The Green Lantern mini-comic doesn’t offer the same significant step up from the previous issue, and it’s hardly fair to expect so given what Risso achieved, but it does offer a previously overlooked way to bring Miller more fully into the project. Far from the panoply of cutting edge technology that goes into keeping Kobe Bryant on his feet, all it took to get engaging and effective work out of Miller was for him to apply finishes over John Romita Jr’s pencils. The first mini comic was a near complete disaster because Miller’s figurative work simply was not up to the task and Klaus Jansen’s inks, which continue to work magnificently for Kubert, flattened and dulled Miller’s lines in a way that Alex Sinclair’s colors couldn’t ameliorate.

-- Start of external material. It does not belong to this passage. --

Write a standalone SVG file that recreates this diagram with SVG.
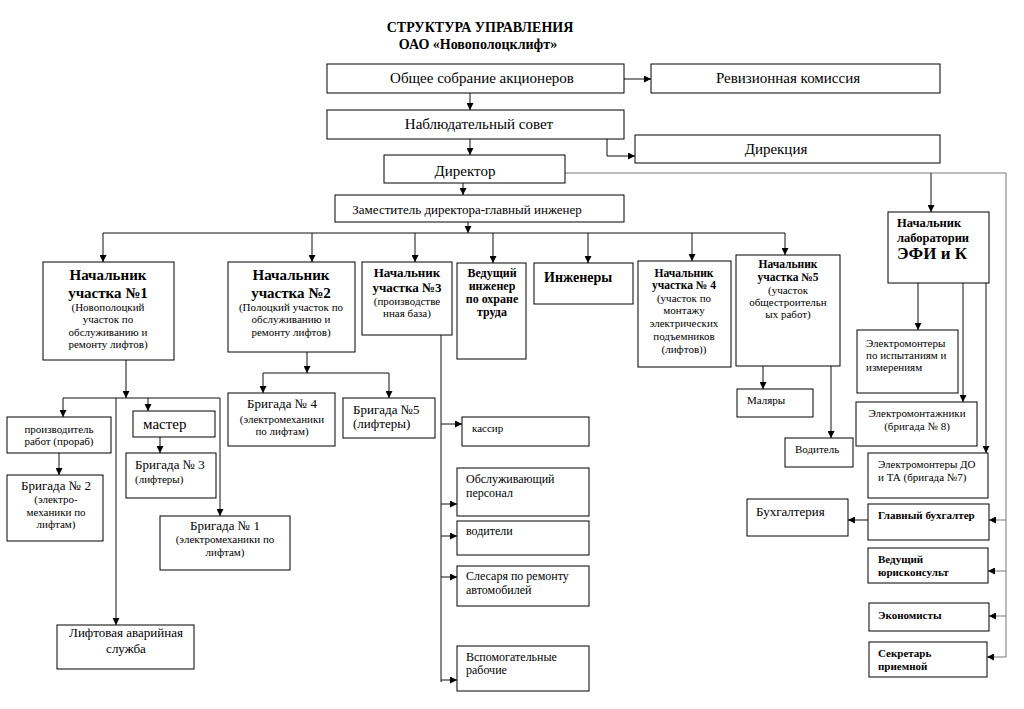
<svg xmlns="http://www.w3.org/2000/svg" width="1024" height="709" viewBox="0 0 1024 709" font-family="Liberation Serif">
<style>
.b{fill:#fff;stroke:#000;stroke-width:1}
.c{text-anchor:middle}
.h{font-weight:bold}
.s{font-size:11px}
.m{font-size:13px}
.l{font-size:15px}
.cn path{fill:none;stroke:#111;stroke-width:1}
.cn path.g{stroke:#777}
</style>
<defs>
<marker id="a" viewBox="0 0 10 10" refX="10" refY="5" markerWidth="7" markerHeight="7" markerUnits="userSpaceOnUse" orient="auto"><path d="M0,0 L10,5 L0,10 z" fill="#000"/></marker>
</defs>
<rect width="1024" height="709" fill="#fff"/>
<g id="title">
<text x="480" y="32" class="c h" font-size="14">СТРУКТУРА УПРАВЛЕНИЯ</text>
<text x="478" y="49" class="c h" font-size="14">ОАО «Новополоцклифт»</text>
</g>
<g class="cn" id="connectors">
<path d="M624,79 H651" marker-end="url(#a)"/>
<path d="M470,93 V110" marker-end="url(#a)"/>
<path d="M470,139 V155" marker-end="url(#a)"/>
<path d="M607,139 V156 H635" marker-end="url(#a)"/>
<path d="M463,183 V195" marker-end="url(#a)"/>
<path d="M468,222 V233" marker-end="url(#a)"/>
<path d="M103,233 H785"/>
<path d="M103,233 V262" marker-end="url(#a)"/>
<path d="M312,233 V262" marker-end="url(#a)"/>
<path d="M415,233 V262" marker-end="url(#a)"/>
<path d="M493,233 V263" marker-end="url(#a)"/>
<path d="M588,233 V263" marker-end="url(#a)"/>
<path d="M692,233 V261" marker-end="url(#a)"/>
<path d="M785,233 V255" marker-end="url(#a)"/>
<path class="g" d="M565,173 H1006 V657 H987" marker-end="url(#a)"/>
<path d="M931,173 V212" marker-end="url(#a)"/>
<path class="g" d="M1006,520 H989" marker-end="url(#a)"/>
<path class="g" d="M1006,571 H988" marker-end="url(#a)"/>
<path class="g" d="M1006,616 H989" marker-end="url(#a)"/>
<path d="M918,283 V330" marker-end="url(#a)"/>
<path d="M963,283 V402" marker-end="url(#a)"/>
<path d="M986,283 V453" marker-end="url(#a)"/>
<path d="M763,366 V389" marker-end="url(#a)"/>
<path d="M831,366 V438" marker-end="url(#a)"/>
<path d="M868,520 H848" marker-end="url(#a)"/>
<path d="M126,360 V398" marker-end="url(#a)"/>
<path d="M63,398 H220"/>
<path d="M63,398 V417" marker-end="url(#a)"/>
<path d="M148,398 V411" marker-end="url(#a)"/>
<path d="M220,398 V516" marker-end="url(#a)"/>
<path d="M116,398 V625" marker-end="url(#a)"/>
<path d="M59,453 V475" marker-end="url(#a)"/>
<path d="M160,437 V453" marker-end="url(#a)"/>
<path d="M307,352 V373" marker-end="url(#a)"/>
<path d="M263,373 H389"/>
<path d="M263,373 V393" marker-end="url(#a)"/>
<path d="M389,373 V398" marker-end="url(#a)"/>
<path d="M441,335 V682"/>
<path d="M441,424 H462" marker-end="url(#a)"/>
<path d="M441,504 H457" marker-end="url(#a)"/>
<path d="M441,536 H457" marker-end="url(#a)"/>
<path d="M441,577 H457" marker-end="url(#a)"/>
<path d="M441,680 H457" marker-end="url(#a)"/>
</g>
<g id="n-obshchee"><rect class="b" x="327" y="64" width="297" height="29"/><text x="482" y="83" class="c l">Общее собрание акционеров</text></g>
<g id="n-reviz"><rect class="b" x="651" y="64" width="289" height="29"/><text x="788" y="83" class="c l">Ревизионная комиссия</text></g>
<g id="n-nabl"><rect class="b" x="327" y="110" width="297" height="29"/><text x="479" y="129" class="c l">Наблюдательный совет</text></g>
<g id="n-direkcia"><rect class="b" x="635" y="135" width="305" height="28"/><text x="776" y="154" class="c l">Дирекция</text></g>
<g id="n-director"><rect class="b" x="384" y="155" width="181" height="28"/><text x="465" y="176" class="c l">Директор</text></g>
<g id="n-zam"><rect class="b" x="335" y="195" width="289" height="27"/><text x="467" y="214" class="c m">Заместитель директора-главный инженер</text></g>
<g id="n-uch1"><rect class="b" x="43" y="262" width="131" height="98"/>
<text x="108" y="280" class="c h l">Начальник</text><text x="108" y="298" class="c h l">участка №1</text>
<text x="108" y="311" class="c s">(Новополоцкий</text><text x="108" y="323" class="c s">участок по</text><text x="108" y="336" class="c s">обслуживанию и</text><text x="108" y="348" class="c s">ремонту лифтов)</text></g>
<g id="n-uch2"><rect class="b" x="228" y="262" width="127" height="90"/>
<text x="291" y="280" class="c h l">Начальник</text><text x="291" y="298" class="c h l">участка №2</text>
<text x="291" y="311" class="c s">(Полоцкий участок по</text><text x="291" y="323" class="c s">обслуживанию и</text><text x="291" y="336" class="c s">ремонту лифтов)</text></g>
<g id="n-uch3"><rect class="b" x="362" y="262" width="90" height="73"/>
<text x="407" y="277" class="c h m">Начальник</text><text x="407" y="292" class="c h m">участка №3</text>
<text x="407" y="305" class="c s">(производстве</text><text x="407" y="317" class="c s">нная база)</text></g>
<g id="n-ohrana"><rect class="b" x="457" y="263" width="69" height="96"/>
<text x="492" y="277" class="c h" font-size="12">Ведущий</text><text x="492" y="290" class="c h" font-size="12">инженер</text><text x="492" y="303" class="c h" font-size="12">по охране</text><text x="492" y="316" class="c h" font-size="12">труда</text></g>
<g id="n-ing"><rect class="b" x="534" y="263" width="99" height="41"/><text x="544" y="282" class="h" font-size="14">Инженеры</text></g>
<g id="n-uch4"><rect class="b" x="638" y="261" width="93" height="106"/>
<text x="684" y="277" class="c h" font-size="11.5">Начальник</text><text x="684" y="289" class="c h" font-size="11.5">участка № 4</text>
<text x="684" y="302" class="c s">(участок по</text><text x="684" y="314" class="c s">монтажу</text><text x="684" y="327" class="c s">электрических</text><text x="684" y="340" class="c s">подъемников</text><text x="684" y="353" class="c s">(лифтов))</text></g>
<g id="n-uch5"><rect class="b" x="736" y="255" width="104" height="111"/>
<text x="788" y="268" class="c h" font-size="11.5">Начальник</text><text x="788" y="281" class="c h" font-size="11.5">участка №5</text>
<text x="788" y="294" class="c s">(участок</text><text x="788" y="306" class="c s">общестроительн</text><text x="788" y="318" class="c s">ых работ)</text></g>
<g id="n-lab"><rect class="b" x="888" y="212" width="101" height="71"/>
<text x="897" y="227" class="h" font-size="12.5">Начальник</text><text x="897" y="242" class="h" font-size="12.5">лаборатории</text><text x="897" y="259" class="h" font-size="17">ЭФИ и К</text></g>
<g id="n-isp"><rect class="b" x="857" y="330" width="101" height="63"/>
<text x="866" y="347" class="s">Электромонтеры</text><text x="866" y="359" class="s">по испытаниям и</text><text x="866" y="371" class="s">измерениям</text></g>
<g id="n-malyary"><rect class="b" x="737" y="389" width="76" height="28"/><text x="747" y="404" class="s">Маляры</text></g>
<g id="n-voditel"><rect class="b" x="785" y="438" width="68" height="29"/><text x="795" y="453" class="s">Водитель</text></g>
<g id="n-montazh"><rect class="b" x="856" y="402" width="121" height="44"/>
<text x="917" y="417" class="c s">Электромонтажники</text><text x="917" y="430" class="c s">(бригада № 8)</text></g>
<g id="n-do"><rect class="b" x="868" y="453" width="120" height="45"/>
<text x="878" y="468" class="s">Электромонтеры ДО</text><text x="878" y="481" class="s">и ТА (бригада №7)</text></g>
<g id="n-glbuh"><rect class="b" x="868" y="504" width="121" height="36"/><text x="878" y="519" class="h s">Главный бухгалтер</text></g>
<g id="n-buh"><rect class="b" x="747" y="499" width="101" height="37"/><text x="756" y="516" class="m">Бухгалтерия</text></g>
<g id="n-jur"><rect class="b" x="868" y="548" width="120" height="35"/>
<text x="878" y="563" class="h s">Ведущий</text><text x="878" y="576" class="h s">юрисконсульт</text></g>
<g id="n-econ"><rect class="b" x="869" y="603" width="120" height="28"/><text x="878" y="619" class="h s">Экономисты</text></g>
<g id="n-secr"><rect class="b" x="869" y="642" width="118" height="35"/>
<text x="878" y="657" class="h s">Секретарь</text><text x="878" y="670" class="h s">приемной</text></g>
<g id="n-prorab"><rect class="b" x="7" y="417" width="104" height="36"/>
<text x="59" y="433" class="c s">производитель</text><text x="59" y="445" class="c s">работ (прораб)</text></g>
<g id="n-br2"><rect class="b" x="7" y="475" width="96" height="66"/>
<text x="56" y="490" class="c m">Бригада № 2</text><text x="56" y="503" class="c s">(электро-</text><text x="56" y="516" class="c s">механики по</text><text x="56" y="528" class="c s">лифтам)</text></g>
<g id="n-master"><rect class="b" x="133" y="411" width="82" height="26"/><text x="143" y="429" class="l">мастер</text></g>
<g id="n-br3"><rect class="b" x="126" y="453" width="90" height="45"/>
<text x="135" y="469" class="m">Бригада № 3</text><text x="135" y="483" class="s">(лифтеры)</text></g>
<g id="n-br1"><rect class="b" x="160" y="516" width="130" height="54"/>
<text x="225" y="530" class="c m">Бригада № 1</text><text x="225" y="543" class="c s">(электромеханики по</text><text x="225" y="556" class="c s">лифтам)</text></g>
<g id="n-br4"><rect class="b" x="228" y="393" width="107" height="53"/>
<text x="282" y="408" class="c m">Бригада № 4</text><text x="282" y="423" class="c s">(электромеханики</text><text x="282" y="435" class="c s">по лифтам)</text></g>
<g id="n-br5"><rect class="b" x="343" y="398" width="92" height="40"/>
<text x="353" y="414" class="m">Бригада №5</text><text x="353" y="428" class="m">(лифтеры)</text></g>
<g id="n-avar"><rect class="b" x="57" y="625" width="137" height="44"/>
<text x="126" y="637" class="c m">Лифтовая аварийная</text><text x="126" y="653" class="c m">служба</text></g>
<g id="n-kassir"><rect class="b" x="462" y="417" width="127" height="29"/><text x="472" y="432" class="s">кассир</text></g>
<g id="n-obsl"><rect class="b" x="457" y="468" width="132" height="48"/>
<text x="466" y="483" font-size="12">Обслуживающий</text><text x="466" y="497" font-size="12">персонал</text></g>
<g id="n-voditeli"><rect class="b" x="457" y="521" width="132" height="34"/><text x="466" y="535" font-size="12">водители</text></g>
<g id="n-slesar"><rect class="b" x="457" y="566" width="132" height="40"/>
<text x="466" y="580" font-size="12">Слесаря по ремонту</text><text x="466" y="594" font-size="12">автомобилей</text></g>
<g id="n-vspom"><rect class="b" x="457" y="646" width="132" height="45"/>
<text x="466" y="661" font-size="12">Вспомогательные</text><text x="466" y="674" font-size="12">рабочие</text></g>
</svg>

Romita’s natural style is highly complementary to Miller’s, allowing him to work with an easily understood shorthand and restore a personal touch to the work that is recognizably his own thanks to his thin, spidery inks. While it would be unworkable for the main comic, the result of Miller and Romita’s collaboration brings out the febrile nature of Hal’s story that explores him as an odd sort of analogue to Bruce, conceiving of his true self as Green Lantern and Hal little more than a vessel for his becoming. With the idiosyncratic qualities of Miller’s line work back on display, it’s remarkable just how much they resemble Nick Barber’s work on Ringside and Sandy Jarrel’s on Black Canary #8. It may not hold a candle to his work on the original DKR or 300, but it does serve as an immediate reminder of just how much of a broad impact his cartooning has had on the medium.

Love it or hate it, DK3 has emerged to become just as well crafted, thrilling, and frustrating as anything carrying Frank Miller’s name.